* [YOUR INSTRUCTIONS] Transcribe the material word for word, but without the images.

[BEGIN SUPPLIED DATA]

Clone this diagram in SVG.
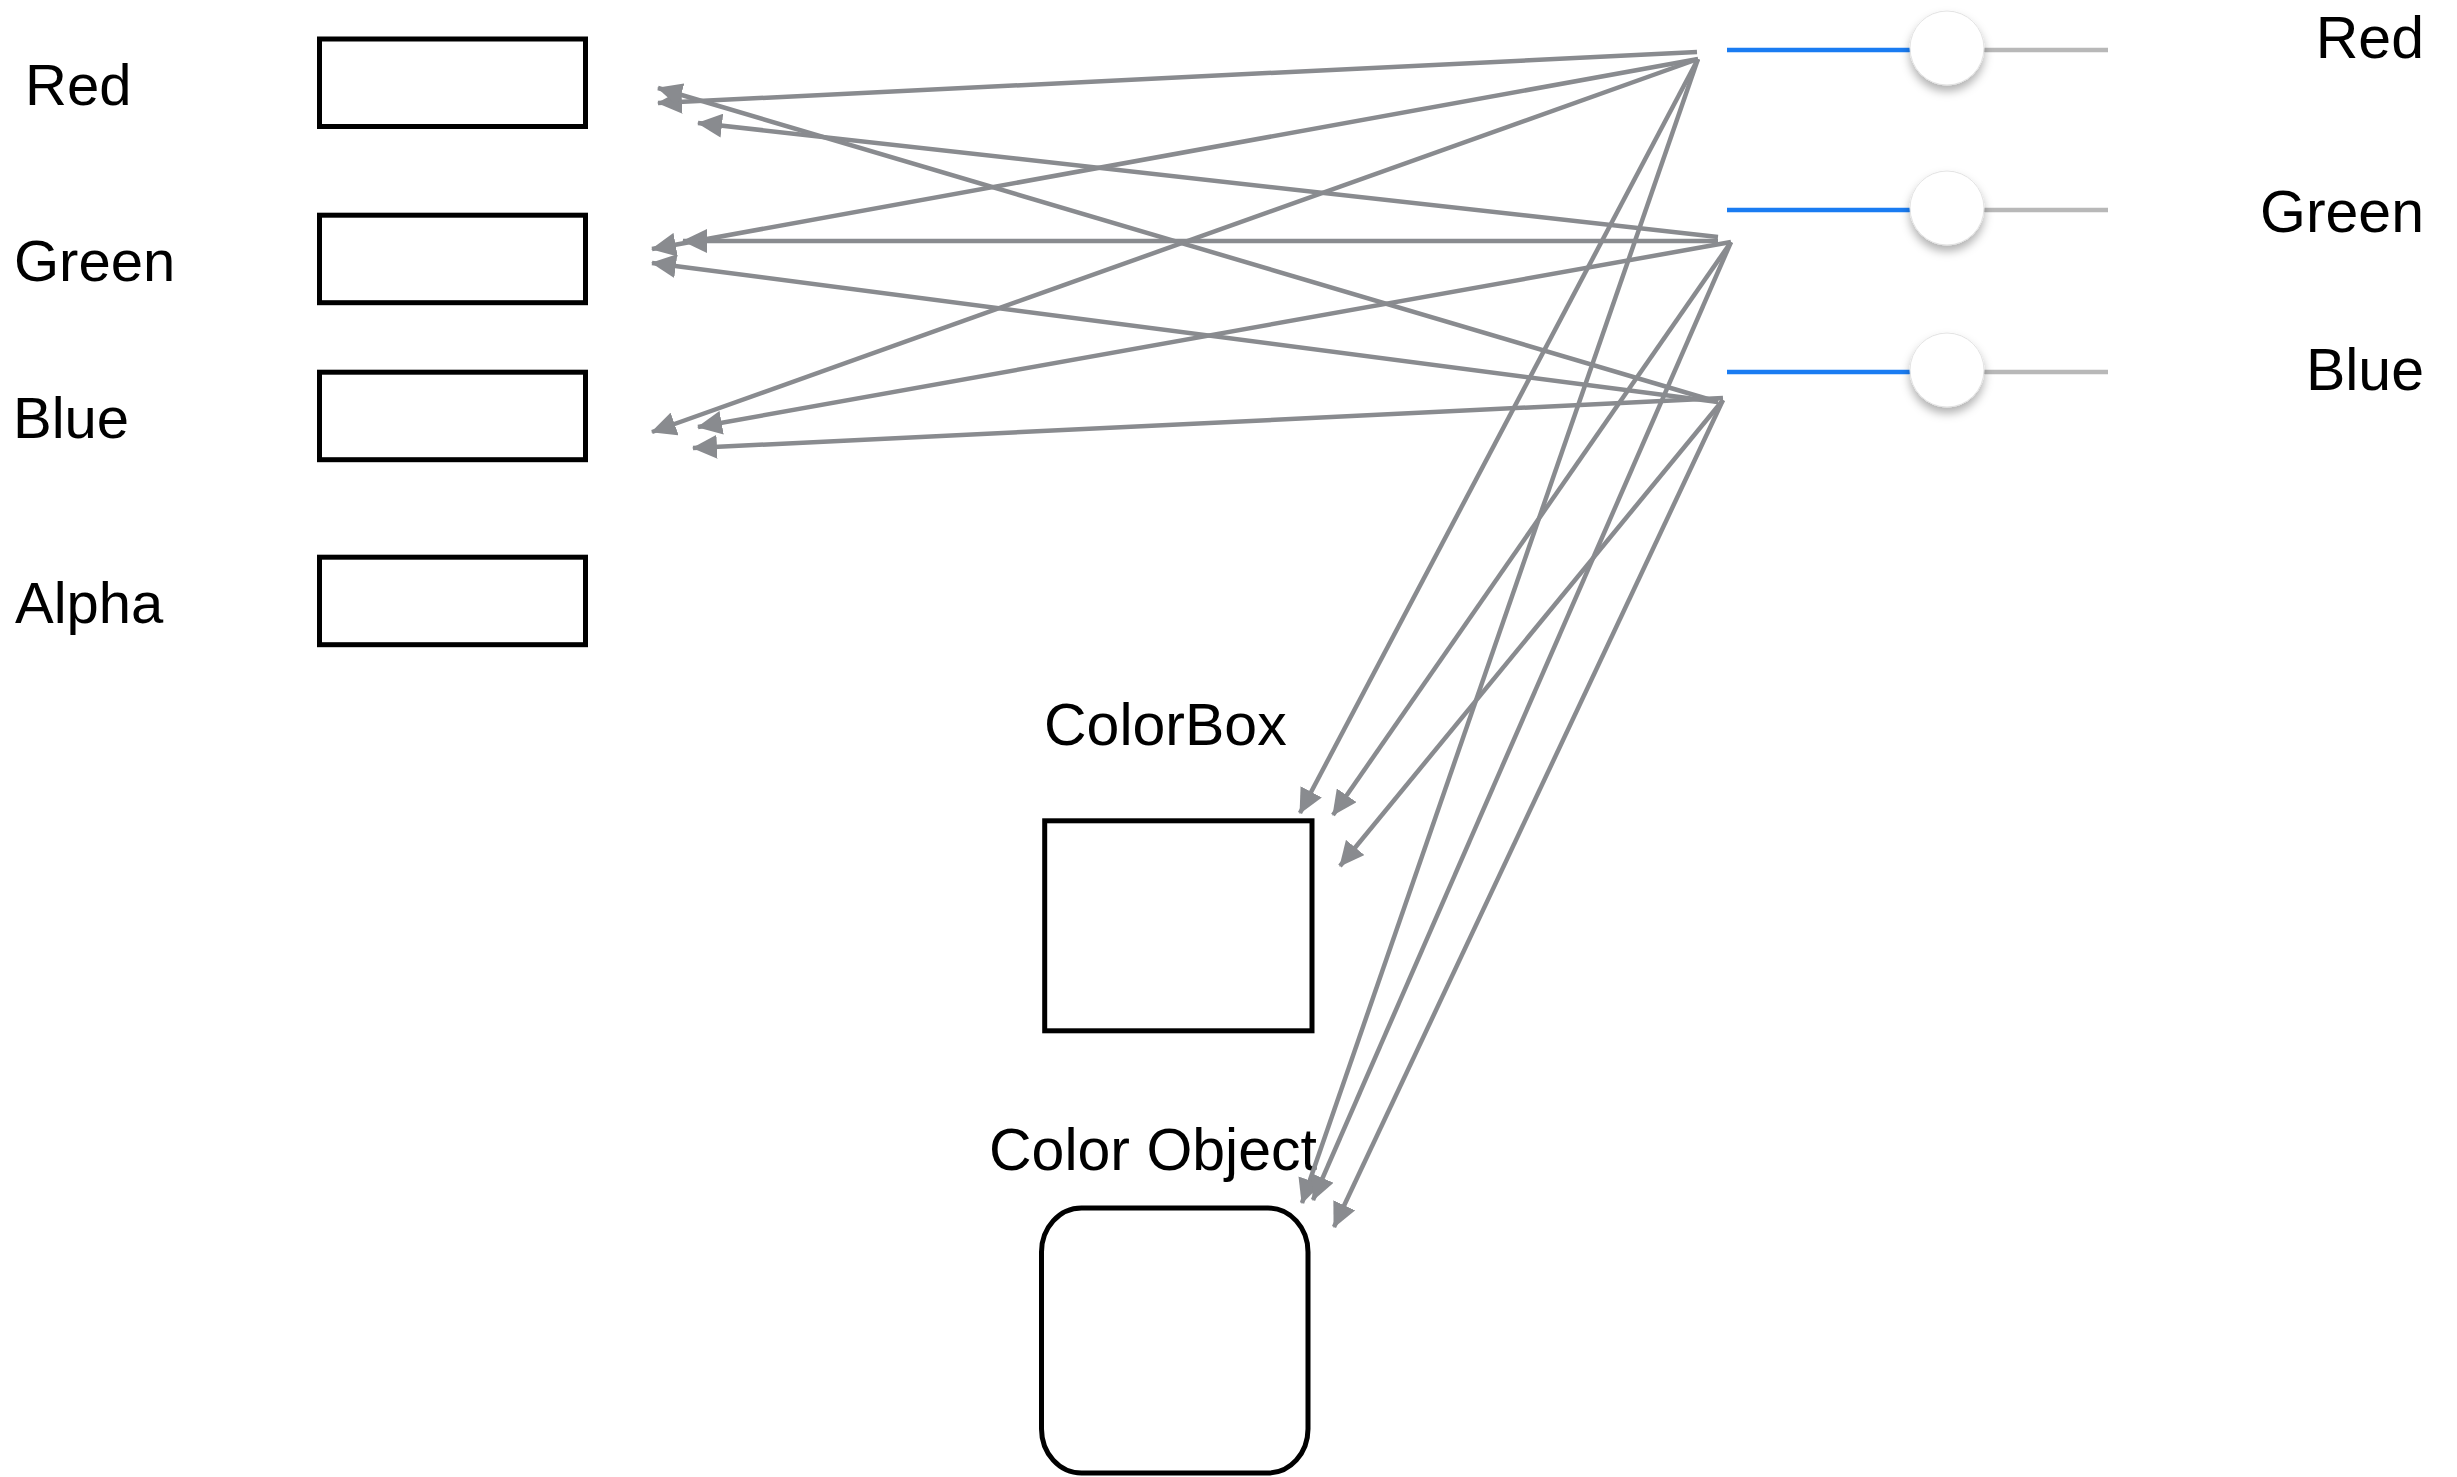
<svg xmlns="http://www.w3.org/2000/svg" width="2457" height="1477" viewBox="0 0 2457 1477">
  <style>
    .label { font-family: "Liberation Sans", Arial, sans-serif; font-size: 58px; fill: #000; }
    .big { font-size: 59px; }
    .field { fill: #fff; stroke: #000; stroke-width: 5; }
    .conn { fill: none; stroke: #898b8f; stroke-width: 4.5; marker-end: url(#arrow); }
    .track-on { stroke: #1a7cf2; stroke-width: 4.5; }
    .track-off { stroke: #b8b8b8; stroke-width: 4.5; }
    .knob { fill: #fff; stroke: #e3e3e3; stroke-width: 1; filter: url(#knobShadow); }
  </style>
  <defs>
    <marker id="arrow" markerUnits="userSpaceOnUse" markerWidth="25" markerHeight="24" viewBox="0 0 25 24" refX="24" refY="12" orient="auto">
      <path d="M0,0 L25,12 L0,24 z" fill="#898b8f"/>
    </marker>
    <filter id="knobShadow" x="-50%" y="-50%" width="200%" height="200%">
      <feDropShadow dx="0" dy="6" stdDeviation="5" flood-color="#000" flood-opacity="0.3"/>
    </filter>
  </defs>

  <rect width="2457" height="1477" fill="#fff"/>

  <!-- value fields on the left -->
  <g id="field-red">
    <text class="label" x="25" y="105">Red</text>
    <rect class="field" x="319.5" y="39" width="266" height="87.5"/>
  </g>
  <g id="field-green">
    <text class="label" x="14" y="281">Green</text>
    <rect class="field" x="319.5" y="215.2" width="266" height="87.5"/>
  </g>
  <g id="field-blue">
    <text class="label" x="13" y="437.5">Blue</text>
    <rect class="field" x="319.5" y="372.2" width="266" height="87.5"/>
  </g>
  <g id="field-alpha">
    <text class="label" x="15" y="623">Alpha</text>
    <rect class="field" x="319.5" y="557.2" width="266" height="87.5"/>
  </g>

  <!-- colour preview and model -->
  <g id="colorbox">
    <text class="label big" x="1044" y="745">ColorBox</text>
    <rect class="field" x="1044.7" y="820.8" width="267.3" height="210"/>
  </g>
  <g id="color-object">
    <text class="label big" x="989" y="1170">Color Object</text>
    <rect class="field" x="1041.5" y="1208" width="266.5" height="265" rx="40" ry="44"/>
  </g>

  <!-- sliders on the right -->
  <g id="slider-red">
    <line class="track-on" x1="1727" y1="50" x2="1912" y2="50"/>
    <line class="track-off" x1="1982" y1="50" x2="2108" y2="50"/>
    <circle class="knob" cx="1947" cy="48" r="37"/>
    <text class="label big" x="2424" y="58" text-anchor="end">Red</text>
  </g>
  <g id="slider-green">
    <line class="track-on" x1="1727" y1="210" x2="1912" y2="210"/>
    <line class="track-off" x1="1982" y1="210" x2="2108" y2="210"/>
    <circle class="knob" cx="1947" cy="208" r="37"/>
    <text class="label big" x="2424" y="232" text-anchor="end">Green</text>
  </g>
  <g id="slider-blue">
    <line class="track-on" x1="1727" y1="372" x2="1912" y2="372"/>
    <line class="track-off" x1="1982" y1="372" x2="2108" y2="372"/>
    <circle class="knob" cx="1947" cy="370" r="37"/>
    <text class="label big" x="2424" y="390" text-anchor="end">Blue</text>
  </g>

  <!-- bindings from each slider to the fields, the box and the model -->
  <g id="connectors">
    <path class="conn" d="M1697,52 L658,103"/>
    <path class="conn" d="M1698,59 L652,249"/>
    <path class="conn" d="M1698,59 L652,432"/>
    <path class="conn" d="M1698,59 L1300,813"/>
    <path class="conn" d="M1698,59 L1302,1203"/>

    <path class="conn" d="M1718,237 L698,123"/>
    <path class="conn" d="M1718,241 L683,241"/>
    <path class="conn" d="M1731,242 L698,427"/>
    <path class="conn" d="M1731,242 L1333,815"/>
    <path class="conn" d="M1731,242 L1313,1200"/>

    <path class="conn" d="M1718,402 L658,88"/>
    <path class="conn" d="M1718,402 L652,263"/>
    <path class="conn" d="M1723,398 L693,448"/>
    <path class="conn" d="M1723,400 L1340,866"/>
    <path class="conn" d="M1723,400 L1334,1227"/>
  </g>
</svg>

[END SUPPLIED DATA]

* [WRITTEN REPLY]
Clone this diagram in SVG.
<svg xmlns="http://www.w3.org/2000/svg" width="2457" height="1477" viewBox="0 0 2457 1477">
  <style>
    .label { font-family: "Liberation Sans", Arial, sans-serif; font-size: 58px; fill: #000; }
    .big { font-size: 59px; }
    .field { fill: #fff; stroke: #000; stroke-width: 5; }
    .conn { fill: none; stroke: #898b8f; stroke-width: 4.5; marker-end: url(#arrow); }
    .track-on { stroke: #1a7cf2; stroke-width: 4.5; }
    .track-off { stroke: #b8b8b8; stroke-width: 4.5; }
    .knob { fill: #fff; stroke: #e3e3e3; stroke-width: 1; filter: url(#knobShadow); }
  </style>
  <defs>
    <marker id="arrow" markerUnits="userSpaceOnUse" markerWidth="25" markerHeight="24" viewBox="0 0 25 24" refX="24" refY="12" orient="auto">
      <path d="M0,0 L25,12 L0,24 z" fill="#898b8f"/>
    </marker>
    <filter id="knobShadow" x="-50%" y="-50%" width="200%" height="200%">
      <feDropShadow dx="0" dy="6" stdDeviation="5" flood-color="#000" flood-opacity="0.3"/>
    </filter>
  </defs>

  <rect width="2457" height="1477" fill="#fff"/>

  <!-- value fields on the left -->
  <g id="field-red">
    <text class="label" x="25" y="105">Red</text>
    <rect class="field" x="319.5" y="39" width="266" height="87.5"/>
  </g>
  <g id="field-green">
    <text class="label" x="14" y="281">Green</text>
    <rect class="field" x="319.5" y="215.2" width="266" height="87.5"/>
  </g>
  <g id="field-blue">
    <text class="label" x="13" y="437.5">Blue</text>
    <rect class="field" x="319.5" y="372.2" width="266" height="87.5"/>
  </g>
  <g id="field-alpha">
    <text class="label" x="15" y="623">Alpha</text>
    <rect class="field" x="319.5" y="557.2" width="266" height="87.5"/>
  </g>

  <!-- colour preview and model -->
  <g id="colorbox">
    <text class="label big" x="1044" y="745">ColorBox</text>
    <rect class="field" x="1044.7" y="820.8" width="267.3" height="210"/>
  </g>
  <g id="color-object">
    <text class="label big" x="989" y="1170">Color Object</text>
    <rect class="field" x="1041.5" y="1208" width="266.5" height="265" rx="40" ry="44"/>
  </g>

  <!-- sliders on the right -->
  <g id="slider-red">
    <line class="track-on" x1="1727" y1="50" x2="1912" y2="50"/>
    <line class="track-off" x1="1982" y1="50" x2="2108" y2="50"/>
    <circle class="knob" cx="1947" cy="48" r="37"/>
    <text class="label big" x="2424" y="58" text-anchor="end">Red</text>
  </g>
  <g id="slider-green">
    <line class="track-on" x1="1727" y1="210" x2="1912" y2="210"/>
    <line class="track-off" x1="1982" y1="210" x2="2108" y2="210"/>
    <circle class="knob" cx="1947" cy="208" r="37"/>
    <text class="label big" x="2424" y="232" text-anchor="end">Green</text>
  </g>
  <g id="slider-blue">
    <line class="track-on" x1="1727" y1="372" x2="1912" y2="372"/>
    <line class="track-off" x1="1982" y1="372" x2="2108" y2="372"/>
    <circle class="knob" cx="1947" cy="370" r="37"/>
    <text class="label big" x="2424" y="390" text-anchor="end">Blue</text>
  </g>

  <!-- bindings from each slider to the fields, the box and the model -->
  <g id="connectors">
    <path class="conn" d="M1697,52 L658,103"/>
    <path class="conn" d="M1698,59 L652,249"/>
    <path class="conn" d="M1698,59 L652,432"/>
    <path class="conn" d="M1698,59 L1300,813"/>
    <path class="conn" d="M1698,59 L1302,1203"/>

    <path class="conn" d="M1718,237 L698,123"/>
    <path class="conn" d="M1718,241 L683,241"/>
    <path class="conn" d="M1731,242 L698,427"/>
    <path class="conn" d="M1731,242 L1333,815"/>
    <path class="conn" d="M1731,242 L1313,1200"/>

    <path class="conn" d="M1718,402 L658,88"/>
    <path class="conn" d="M1718,402 L652,263"/>
    <path class="conn" d="M1723,398 L693,448"/>
    <path class="conn" d="M1723,400 L1340,866"/>
    <path class="conn" d="M1723,400 L1334,1227"/>
  </g>
</svg>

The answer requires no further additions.